Medusa 82—Hydrogen silsesquioxane based high sensitivity negative-tone resist with long shelf-life and grayscale lithography capability
in: Journal of Vacuum Science & Technology B (2021)
The high suitability of hydrogen silsesquioxane (HSQ) as e-beam resist has long been known. Despite its undoubtedly good and reliable properties, HSQ nevertheless proves to be problematic in certain aspects due to its relatively short shelf-life and the small processing window between coating preparation and exposure. We thus intended to optimize the silsesquioxane with respect to a prolonged shelf-life and larger processing window while retaining all advantages like the high silicon content for high etch resistance and high pattern resolution. Our combined knowledge resulted in the development of the hydrogen silsesquioxane-based e-beam resist Medusa 82 with improved characteristics. Medusa 82 can be processed with HSQ standard procedures but allows for a delay of several weeks between layer preparation and exposure under standard conditions.

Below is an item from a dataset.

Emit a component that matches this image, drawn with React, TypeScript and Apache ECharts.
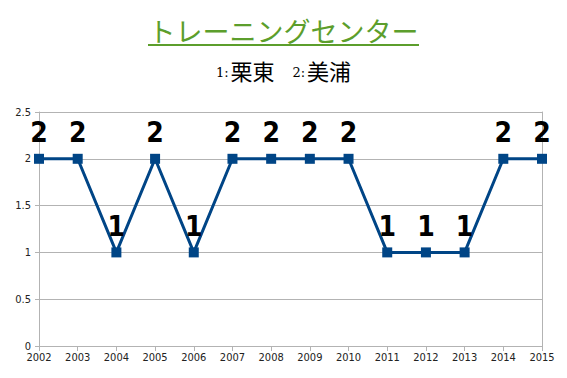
import React, { useEffect, useRef } from "react";
import * as echarts from "echarts";

const years = ["2002","2003","2004","2005","2006","2007","2008","2009","2010","2011","2012","2013","2014","2015"];
const values = [2, 2, 1, 2, 1, 2, 2, 2, 2, 1, 1, 1, 2, 2];
const titleText = "トレーニングセンター";

export default function App() {
  const ref = useRef<HTMLDivElement>(null);
  useEffect(() => {
    document.body.style.margin = "0";
    const chart = echarts.init(ref.current!, null, { renderer: "svg" });
    chart.setOption({
      animation: false,
      backgroundColor: "#ffffff",
      title: [
        {
          text: titleText,
          left: "center",
          top: 12,
          textStyle: { color: "#5c9e2c", fontSize: 27, fontWeight: "normal", fontFamily: "Noto Sans CJK JP" },
        },
        {
          text: "{s|1:}{b|栗東}{g|　 }{s|2:}{b|美浦}",
          left: "center",
          top: 54,
          textStyle: {
            fontWeight: "normal",
            rich: {
              s: { fontSize: 13, fontWeight: "normal", fontFamily: "DejaVu Serif", color: "#000", padding: [5, 2, 0, 0] },
              b: { fontSize: 22, fontWeight: "normal", fontFamily: "Noto Sans CJK JP", color: "#000" },
              g: { fontSize: 14, fontWeight: "normal" },
            },
          },
        },
      ],
      graphic: [
        {
          type: "line",
          shape: { x1: 148, y1: 45, x2: 419, y2: 45 },
          style: { stroke: "#5c9e2c", lineWidth: 2 },
        },
      ],
      grid: { left: 39, right: 25, top: 112, bottom: 32 },
      xAxis: {
        type: "category",
        data: years,
        boundaryGap: false,
        axisLine: { lineStyle: { color: "#b3b3b3" } },
        axisTick: { show: true, length: 5, lineStyle: { color: "#b3b3b3" } },
        axisLabel: { color: "#222", fontSize: 11, fontFamily: "DejaVu Sans Condensed", margin: 6 },
        splitLine: { show: false },
      },
      yAxis: [
        {
          type: "value",
          min: 0,
          max: 2.5,
          interval: 0.5,
          axisLine: { show: true, lineStyle: { color: "#b3b3b3" } },
          axisTick: { show: true, length: 4, lineStyle: { color: "#b3b3b3" } },
          axisLabel: { color: "#222", fontSize: 11, fontFamily: "DejaVu Sans Condensed", margin: 8 },
          splitLine: { show: true, lineStyle: { color: "#b3b3b3" } },
        },
        {
          type: "value",
          min: 0,
          max: 2.5,
          interval: 0.5,
          position: "right",
          axisLine: { show: true, lineStyle: { color: "#b3b3b3" } },
          axisTick: { show: false },
          axisLabel: { show: false },
          splitLine: { show: false },
        },
      ],
      series: [
        {
          type: "line",
          data: values,
          yAxisIndex: 0,
          symbol: "rect",
          symbolSize: 10,
          itemStyle: { color: "#004586" },
          lineStyle: { color: "#004586", width: 3 },
          label: {
            show: true,
            position: "top",
            distance: 7,
            color: "#000",
            fontSize: 28,
            fontWeight: "bold",
            fontFamily: "DejaVu Sans Condensed",
            textBorderWidth: 0,
          },
        },
      ],
    });
    return () => chart.dispose();
  }, []);
  return <div ref={ref} style={{ width: 567, height: 378 }} />;
}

Medusa 82 resist compositions tolerate storage periods of several weeks at room temperature. In addition, we generated and investigated variants of Medusa 82, which offer the possibility for exposure with less energy to cross-link the resist. Furthermore, weaker alkaline developers can be applied. A postexposure bake of these new Medusa 82 variants provides a significant enhancement of sensitivity and contrast. In this context, applications of Medusa 82 in deep to extreme ultraviolet and grayscale lithography are described. The use of glasslike resists with moderate electron beam sensitivity has the potential to reduce the effort and to simplify the manufacturing process of micro-optical devices that traditionally have to be structured in glass surfaces. The transformation process of Medusa 82 into a glasslike material involves an e-beam exposure, a thermal treatment, or a combination of both. Moreover, the adjustable contrast and sensitivity enable grayscale lithography. Different e-beam exposures trigger a different cross-linking degree within the layer, resulting in height variations after development. A postexposure bake step induces further cross-linking and a complete conversion into silicon oxide.